Products/services. Cohesity has touted its ability to foil ransomware attempts by supporting zero trust security. It achieves this in part via artificial intelligence (AI)-based analytics and integration across a significant range of technology partners, as shown in the diagram below.

Cohesity's threat-defense architecture. Source: Cohesity

The company also has forged a relationship with AWS whereby Cohesity’s “Data management as-s-service (DMaaS)” offering is hosted on AWS. AWS has also made an equity investment in Cohesity.

Revenue. For its second quarter 2021, the company claimed 90% year-over-year annual recurring revenue (ARR) from customer subscriptions to its services. For its third quarter, that number was 80%. For its fourth quarter 2021, the company claimed 70% ARR growth year-over-year and declared an annualized run rate of more than $300 million.

Funding and valuation. In April 2021, Cohesity declared a valuation of $3.7 billion while making a tender offer of $145 million to employees to sell a small portion of their equity. At the time, the company boasted that it had more than doubled its valuation within a year.

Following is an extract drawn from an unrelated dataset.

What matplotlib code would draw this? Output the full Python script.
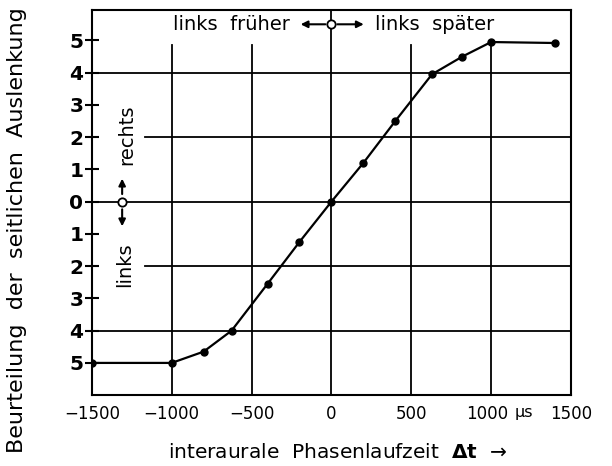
import numpy as np
import matplotlib.pyplot as plt
from matplotlib.transforms import ScaledTranslation

# Daten: interaurale Phasenlaufzeit (µs) und seitliche Auslenkung
delta_t = [-1500, -1000, -800, -625, -400, -200, 0, 200, 400, 630, 820, 1000, 1400]
auslenkung = [-5, -5, -4.65, -4, -2.55, -1.25, 0, 1.2, 2.5, 3.95, 4.5, 4.95, 4.92]

x_ticks = [-1500, -1000, -500, 0, 500, 1000, 1500]
x_labels = ['\u22121500', '\u22121000', '\u2212500', '0', '500', '1000', '1500']
y_ticks = [5, 4, 3, 2, 1, 0, -1, -2, -3, -4, -5]
y_labels = [str(abs(v)) for v in y_ticks]

plt.rcParams['font.family'] = 'DejaVu Sans'

fig = plt.figure(figsize=(6.12, 4.66), dpi=100)
ax = fig.add_axes([0.150, 0.152, 0.783, 0.827])

ax.set_xlim(-1500, 1500)
ax.set_ylim(-6, 5.95)

# Gitter (teilweise unterbrochen wegen Beschriftung)
for xv in [-1000, -500, 500, 1000]:
    ax.plot([xv, xv], [-6, 4.85], color='black', lw=1.3, zorder=1)
ax.plot([0, 0], [-6, 5.95], color='black', lw=1.3, zorder=1)
for yv in [4, 0, -4]:
    ax.plot([-1500, 1500], [yv, yv], color='black', lw=1.3, zorder=1)
for yv in [2, -2]:
    ax.plot([-1170, 1500], [yv, yv], color='black', lw=1.3, zorder=1)

# Kurve
ax.plot(delta_t, auslenkung, color='black', lw=1.6, marker='o', ms=5, zorder=3)

# Achsen
for s in ax.spines.values():
    s.set_linewidth(1.5)
ax.set_xticks(x_ticks)
ax.set_xticklabels(x_labels, fontsize=12)
ax.tick_params(axis='x', length=0, pad=7)
ax.set_yticks(y_ticks)
ax.set_yticklabels(y_labels, fontsize=14.5, fontweight='bold')
ax.tick_params(axis='y', direction='inout', length=10, width=1.5, pad=1)

# "1000" etwas nach links, Platz fuer die Einheit
lbl_1000 = ax.get_xticklabels()[5]
lbl_1000.set_transform(lbl_1000.get_transform() + ScaledTranslation(-4 / 100, 0, fig.dpi_scale_trans))

ax.annotate('µs', xy=(1205, 0), xycoords=('data', 'axes fraction'),
            xytext=(0, -7), textcoords='offset points',
            fontsize=11.5, ha='center', va='top')

# obere Beschriftung
ax.text(-260, 5.5, 'links  früher', fontsize=14, ha='right', va='center')
ax.text(270, 5.5, 'links  später', fontsize=14, ha='left', va='center')
ax.annotate('', xy=(-210, 5.5), xytext=(-20, 5.5),
            arrowprops=dict(arrowstyle='-|>', color='black', lw=1.5, mutation_scale=10))
ax.annotate('', xy=(220, 5.5), xytext=(20, 5.5),
            arrowprops=dict(arrowstyle='-|>', color='black', lw=1.5, mutation_scale=10))
ax.plot([0], [5.5], marker='o', ms=6, mfc='white', mec='black', mew=1.3, zorder=4)

# linke Beschriftung
ax.text(-1280, 1.15, 'rechts', fontsize=14, rotation=90, ha='center', va='bottom')
ax.text(-1295, -1.25, 'links', fontsize=14, rotation=90, ha='center', va='top')
ax.annotate('', xy=(-1310, 0.8), xytext=(-1310, 0.15),
            arrowprops=dict(arrowstyle='-|>', color='black', lw=1.5, mutation_scale=10))
ax.annotate('', xy=(-1310, -0.85), xytext=(-1310, -0.15),
            arrowprops=dict(arrowstyle='-|>', color='black', lw=1.5, mutation_scale=10))
ax.plot([-1310], [0], marker='o', ms=6, mfc='white', mec='black', mew=1.3, zorder=4)

fig.text(0.027, 0.506, 'Beurteilung  der  seitlichen  Auslenkung', fontsize=16,
         rotation=90, ha='center', va='center')
fig.text(0.551, 0.03, 'interaurale  Phasenlaufzeit  $\\mathbf{\\Delta t}$  \u2192',
         fontsize=14.5, ha='center', va='center')

fig.savefig('out.png', dpi=100)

Leadership. The company has been bulking up its leadership with a definite view to IPO. In September 2021, Cohesity hired Kevin Delane (ex-Pure Storage) as chief revenue officer, citing his work in preparing that company for IPO. The company’s also added a chief HR officer, Amy Cappellanti-Wolf (ex-Cisco, Disney, Sun, and PepsiCo). There have been additional executives added to direct Cohesity Japan, run its EMEA business, supervise EMEA channels, and head up Australia and New Zealand efforts. Cohesity has also added substantially to its board and advisory committee.

Adding It All Up

All systems are go at Cohesity. There are a couple of wet blankets – the reduction in customer growth over fiscal 2021 and the more sizable drop in ARR across the three 2021 quarters the company broadcast. But there’s nothing amiss with 40% customer growth or 70% ARR growth, and the quarterly downward trend could signal a leveling-off period after the initial introductory uptick.

The coming year will be a significant one for Cohesity, as well as for the broader data backup management market, which seems to be burgeoning. Competitor Rubrik, which has a valuation and estimated run rate in line with Cohesity’s, sold a minority stake to Microsoft (Nasdaq: MSFT) earlier this year. And more startups are cropping up, most notably HYCU, which scored $87.5 million in Series A funding early in 2021 for its multicloud data backup and recovery as-a-service.

Bottom line? Cohesity appears to have pulled ahead in the data management race and is set to chart its public course. The clock is ticking. Expect news early in 2022.